I'm listening to NPR's Weekend Edition. Lead story is that Israelis and Palestinians are once again at war. To me, that's not news. That's gossip about "the latest brawl" between folks who have been killing each other for several thousand years. In my own ethnic history, the folks who used to kill each other often (Scots and Swedes) are now relatively calm in their relationship. So, according to my understanding of news, Scotland dropping bombs on Sweden would be news. Two middle eastern cultures attacking each other -- not news.
So, that's a contradictory claim. Where do I get my definition of news?
The first definition of news I ever heard was this one: "Dog bites man -- not news. Man bites dog - news." I learned that definition either from watching T.V. cop shows with my mom (San Francisco Beat, 77 Sunset Strip) or directly from my Dad who was a hard drinking newsman like those in old RKO and Warner Brothers movies.* I knew this definition by sixth grade.

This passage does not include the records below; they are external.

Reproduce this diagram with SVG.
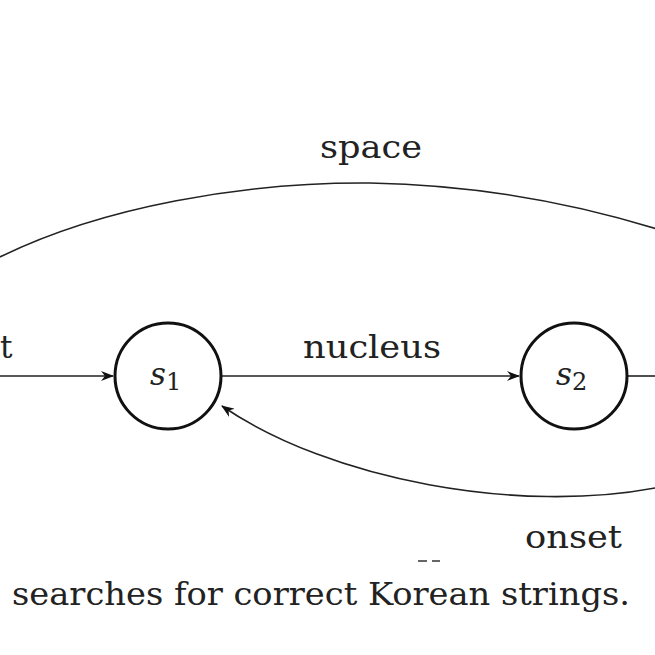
<svg xmlns="http://www.w3.org/2000/svg" width="655" height="655" viewBox="0 0 655 655">
<style>
.n{fill:#fff;stroke:#111;stroke-width:3}
.e{fill:none;stroke:#222;stroke-width:1.6}
.t{font-family:"DejaVu Serif","Liberation Serif",serif;font-size:31px;fill:#222}
.m{font-family:"DejaVu Serif","Liberation Serif",serif;font-style:italic;font-size:31px;fill:#222}
</style>
<defs><marker id="a" markerWidth="14" markerHeight="10" refX="12" refY="5" orient="auto" markerUnits="userSpaceOnUse"><path d="M0,0 L13,5 L0,10 L4,5 Z" fill="#111"/></marker></defs>
<rect width="655" height="655" fill="#fff"/>
<g id="connectors">
<line class="e" x1="-5" y1="376" x2="113" y2="376" marker-end="url(#a)"/>
<line class="e" x1="222" y1="376" x2="519" y2="376" marker-end="url(#a)"/>
<line class="e" x1="628" y1="376" x2="660" y2="376"/>
<path class="e" d="M-10,262 C100,205 250,182 370,183 C480,185 580,205 660,230"/>
<path class="e" d="M660,487 C520,515 330,480 222,406" marker-end="url(#a)"/>
<line x1="418" y1="561" x2="427" y2="561" stroke="#333" stroke-width="1.5"/>
<line x1="432" y1="561" x2="440" y2="561" stroke="#333" stroke-width="1.5"/>
</g>
<g id="s1"><circle class="n" cx="168" cy="376" r="53"/><text class="m" x="150" y="385">s<tspan font-style="normal" font-size="24" dy="5">1</tspan></text></g>
<g id="s2"><circle class="n" cx="574" cy="376" r="53"/><text class="m" x="556" y="385">s<tspan font-style="normal" font-size="24" dy="5">2</tspan></text></g>
<text class="t" x="0" y="358">t</text>
<text class="t" x="303" y="358" textLength="138" lengthAdjust="spacingAndGlyphs">nucleus</text>
<text class="t" x="320" y="158" textLength="102" lengthAdjust="spacingAndGlyphs">space</text>
<text class="t" x="525" y="548" textLength="97" lengthAdjust="spacingAndGlyphs">onset</text>
<text class="t" x="12" y="605" textLength="618" lengthAdjust="spacingAndGlyphs">searches for correct Korean strings.</text>
</svg>
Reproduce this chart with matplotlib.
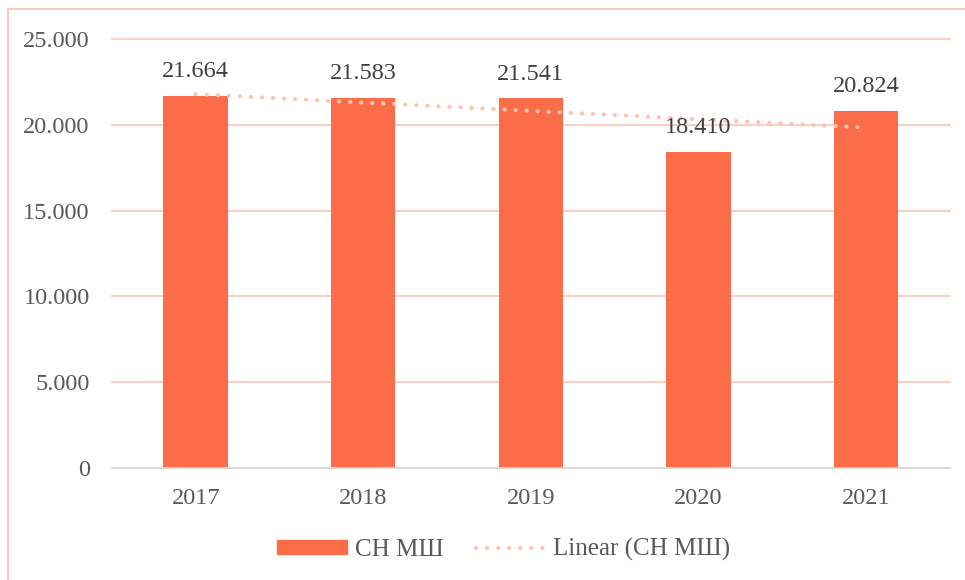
import numpy as np
import matplotlib
matplotlib.use('Agg')
import matplotlib.pyplot as plt
from matplotlib.patches import Rectangle
from matplotlib.lines import Line2D

years = ['2017', '2018', '2019', '2020', '2021']
values = [21664, 21583, 21541, 18410, 20824]
value_labels = ['21.664', '21.583', '21.541', '18.410', '20.824']
yticks = [0, 5000, 10000, 15000, 20000, 25000]
ytick_labels = ['0', '5.000', '10.000', '15.000', '20.000', '25.000']
series_name = 'СН МШ'

bar_color = '#FA6D48'
grid_color = '#FCCABC'
trend_color = '#FBC4B4'
text_color = '#595959'
dots = (0, (0.05, 2.6))

plt.rcParams['font.family'] = ['Liberation Serif', 'DejaVu Serif']

fig = plt.figure(figsize=(9.65, 5.8), dpi=100)
ax = fig.add_axes([0.116, 0.193, 0.868, 0.74])

x = np.arange(len(years))
ax.bar(x, values, width=0.385, color=bar_color, zorder=3)

# linear trendline over the categories
k, b = np.polyfit(x, values, 1)
ax.plot(x, k * x + b, color=trend_color, lw=3, ls=dots,
        dash_capstyle='round', zorder=4)

for xi, v, lab in zip(x, values, value_labels):
  ax.text(xi, v + 800, lab, ha='center', va='bottom', fontsize=17.5, color='#404040', zorder=5)

ax.set_xlim(-0.5, len(years) - 0.5)
ax.set_ylim(0, 25000)
ax.set_yticks(yticks)
ax.set_yticklabels(ytick_labels)
ax.set_xticks(x)
ax.set_xticklabels(years)
ax.tick_params(length=0, labelsize=17.5, labelcolor=text_color)
ax.tick_params(axis='y', pad=16)
ax.tick_params(axis='x', pad=14)
ax.yaxis.grid(True, color=grid_color, lw=1.3, zorder=0)
for gl in ax.get_ygridlines():
  gl.set_clip_on(False)
for s in ['top', 'right', 'left']:
  ax.spines[s].set_visible(False)
ax.spines['bottom'].set_color('#D9D9D9')
ax.spines['bottom'].set_linewidth(1.3)
ax.spines['bottom'].set_zorder(3.5)

handles = [Rectangle((0, 0), 1, 1, color=bar_color),
           Line2D([0], [0], color=trend_color, lw=3, ls=dots, dash_capstyle='round')]
leg = fig.legend(handles, [series_name, 'Linear (' + series_name + ')'], loc='center',
                 bbox_to_anchor=(0.522, 0.052), ncol=2, frameon=False, fontsize=18,
                 handlelength=2.8, handleheight=0.5, columnspacing=1.3, handletextpad=0.3)
for t in leg.get_texts():
  t.set_color(text_color)

# chart border
fig.patches.append(Rectangle((8 / 965, -0.1), 1.2, 1.1 - 9 / 580, transform=fig.transFigure,
                             fill=False, edgecolor=grid_color, lw=1.5))

fig.savefig('out.png', dpi=100)
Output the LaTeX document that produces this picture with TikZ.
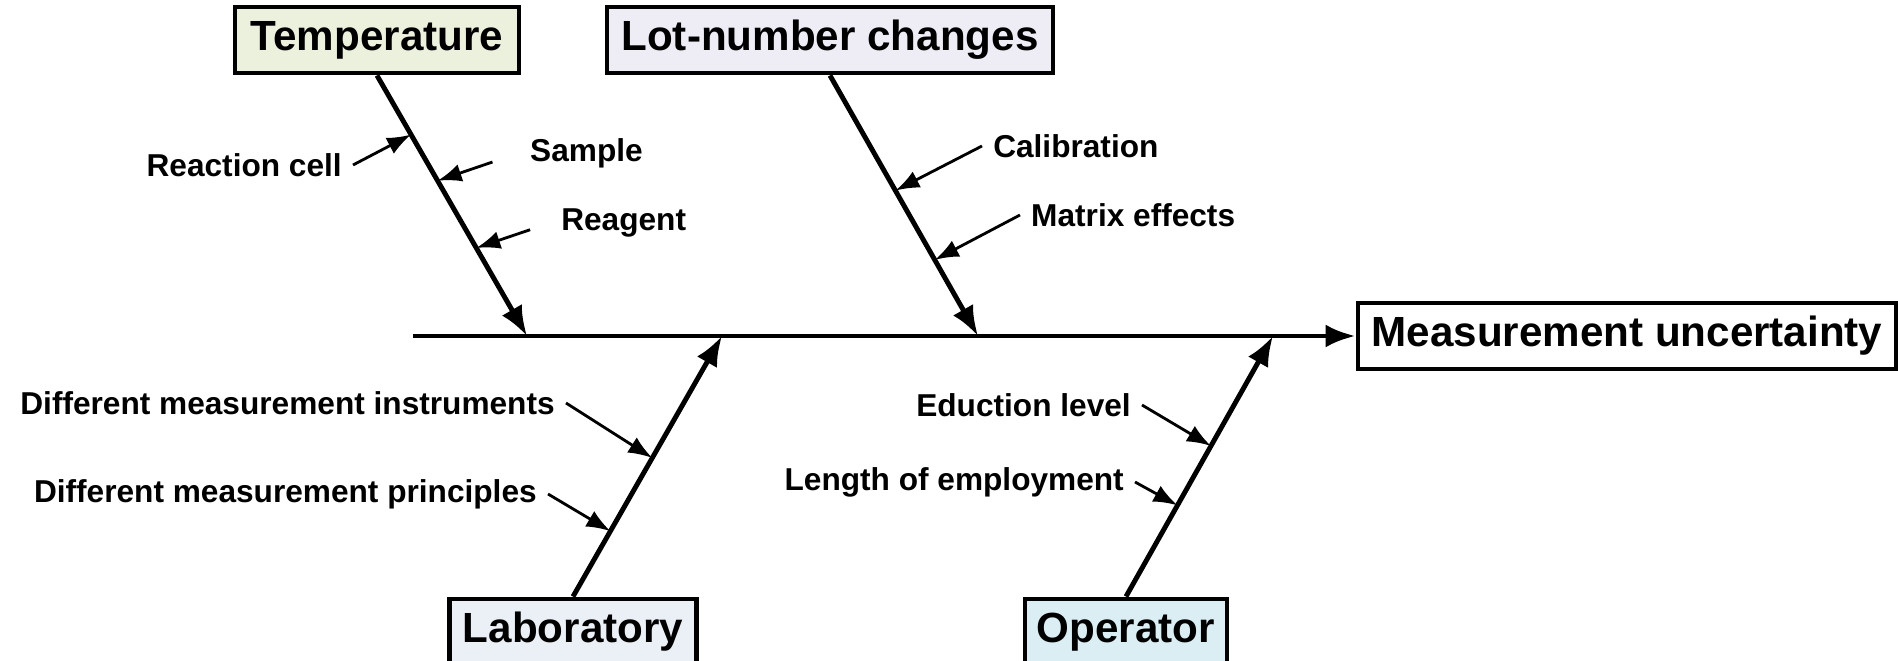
\documentclass[tikz,border=0pt]{standalone}
\usepackage{fontspec}
\setmainfont{Liberation Sans}
\usetikzlibrary{arrows.meta,calc}
\definecolor{tempfill}{RGB}{236,241,222}
\definecolor{lotfill}{RGB}{238,236,244}
\definecolor{labfill}{RGB}{235,239,246}
\definecolor{operfill}{RGB}{218,238,243}
\begin{document}
\begin{tikzpicture}[
    cause/.style={draw,line width=1.4pt,inner sep=0pt,minimum height=0.66cm,font=\fontsize{12}{14}\selectfont\bfseries},
    sub/.style={inner sep=3pt,font=\fontsize{9}{11}\selectfont\bfseries},
    bone/.style={line width=1.4pt,-{Latex[length=3mm,width=2.3mm]}},
    twig/.style={line width=0.8pt,-{Latex[length=2.4mm,width=1.8mm]}}]
    \useasboundingbox (0,-3.25) rectangle (18.98,3.36);
    % the four causes and the effect
    \node[cause,fill=tempfill,minimum width=2.84cm] (temp) at (3.77,2.96) {Temperature};
    \node[cause,fill=lotfill,minimum width=4.46cm] (lot) at (8.30,2.96) {Lot-number changes};
    \node[cause,fill=labfill,minimum width=2.47cm] (lab) at (5.73,-2.96) {Laboratory};
    \node[cause,fill=operfill,minimum width=2.02cm] (oper) at (11.26,-2.96) {Operator};
    \node[cause,fill=white,minimum width=5.38cm] (effect) at (16.27,0) {Measurement uncertainty};
    % spine and main bones
    \coordinate (tail) at (4.13,0);
    \coordinate (t1) at (5.27,0);
    \coordinate (t2) at (9.78,0);
    \coordinate (b1) at (7.22,0);
    \coordinate (b2) at (12.73,0);
    \draw[bone] (tail) -- (effect.west);
    \draw[bone] (temp.south) -- (t1);
    \draw[bone] (lot.south) -- (t2);
    \draw[bone] (lab.north) -- (b1);
    \draw[bone] (oper.north) -- (b2);
    % sub-causes
    \node[sub,anchor=east] (cell) at (3.53,1.71) {Reaction cell};
    \node[sub,anchor=west] (sample) at (5.19,1.83) {Sample};
    \node[sub,anchor=west] (reagent) at (5.50,1.13) {Reagent};
    \node[sub,anchor=west] (calib) at (9.82,1.90) {Calibration};
    \node[sub,anchor=west] (matrix) at (10.20,1.21) {Matrix effects};
    \node[sub,anchor=east] (instr) at (5.66,-0.67) {Different measurement instruments};
    \node[sub,anchor=east] (princ) at (5.48,-1.58) {Different measurement principles};
    \node[sub,anchor=east] (edu) at (11.42,-0.69) {Eduction level};
    \node[sub,anchor=east] (length) at (11.35,-1.46) {Length of employment};
    \foreach \lbl/\anc/\src/\dst/\f/\gap in {cell/east/temp.south/t1/.227/0mm,
        sample/west/temp.south/t1/.404/2.8mm, reagent/west/temp.south/t1/.662/2.1mm,
        calib/west/lot.south/t2/.442/0mm, matrix/west/lot.south/t2/.708/0mm,
        instr/east/lab.north/b1/.532/0mm, princ/east/lab.north/b1/.251/0mm,
        edu/east/oper.north/b2/.578/0mm, length/east/oper.north/b2/.350/0mm}
        \draw[twig,shorten <=\gap] (\lbl.\anc) -- ($(\src)!\f!(\dst)$);
\end{tikzpicture}
\end{document}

Like most stuff I learned in 6th grade, I thought it came directly from The Truth of Things. (I had no sense that adults -- people -- are always motivated to motivate.)
(Researcher tip: I found the obituary mentioned below by googling "man bites dog" then googling "John B. Bogart" and finding the NYTimes obit. URL: http://query.nytimes.com/gst/abstract.html?res=9800E7DE113CE533A2575BC1A9679D946095D6CF )
I didn't know the definition came from John B. Bogart, who, according to his November 18, 1921 obituary in the New York Times, "was city editor of the Sun for seventeen years from 1873 to 1890, and often referred to as 'the best editor in the country,' died Wednesday night at his home, 181 West Eighty-seventh street, in his seventy sixth year." That's the lead of the story (who what where when). The how is in the next sentence: "seriously ill only one day" but "long suffered from diabetes." Information helpful to the readers comes next: Those who care can "view the body" the next day at the Stephen Merrit Chapel on Eighth Avenue. Internment will be in New Haven.** (Those who care would include people going just to see who is there, if anyone. Bogart hadn't worked in the news business since 1915.)
See how all the news in this story is in the first paragraph. That's how my Dad told me to write when I was in 7th grade, and that's how I learned to write in my two years of high school journalism and the college reporting classes that lead up to my B. A. in photo-journalism.
Bogart's famous quote is in the second to the last paragraph of a four paragraph article. I'd cut and paste it for you but I can't in the given formats.*** "His remarks on the subject of 'news' are often quoted by newspaper men. Perhaps the most famous was that about the man and the dog. 'When a dog bites a man, that isn't news. It often happens. But if a man bites a dog, that is news.'" So, that was one of the great public definitions from the latter part of the 19th Century and well known by 1921.
For other definitions of yews, y'all can do your own googling. I stand by my original statement: people who have been beating each other up for centuries beating each other again is not news. It's maddening, disheartening, and deeply, deeply tragic. But it's not news.
*In old movies, however, you don't see the four kids watching mom haul Dad's sorry ass up the front steps when he came home late and drunk.)
** For a time in New York Broadway shows tried out in New Haven. So some New Yorkers might think it ironic that Bogart closed his life there. )
*** I'm not up on all current skills. Scanned PDF to Blog -- "naht gunna daht" to quote Dana Carvey as George Bush, Sr.)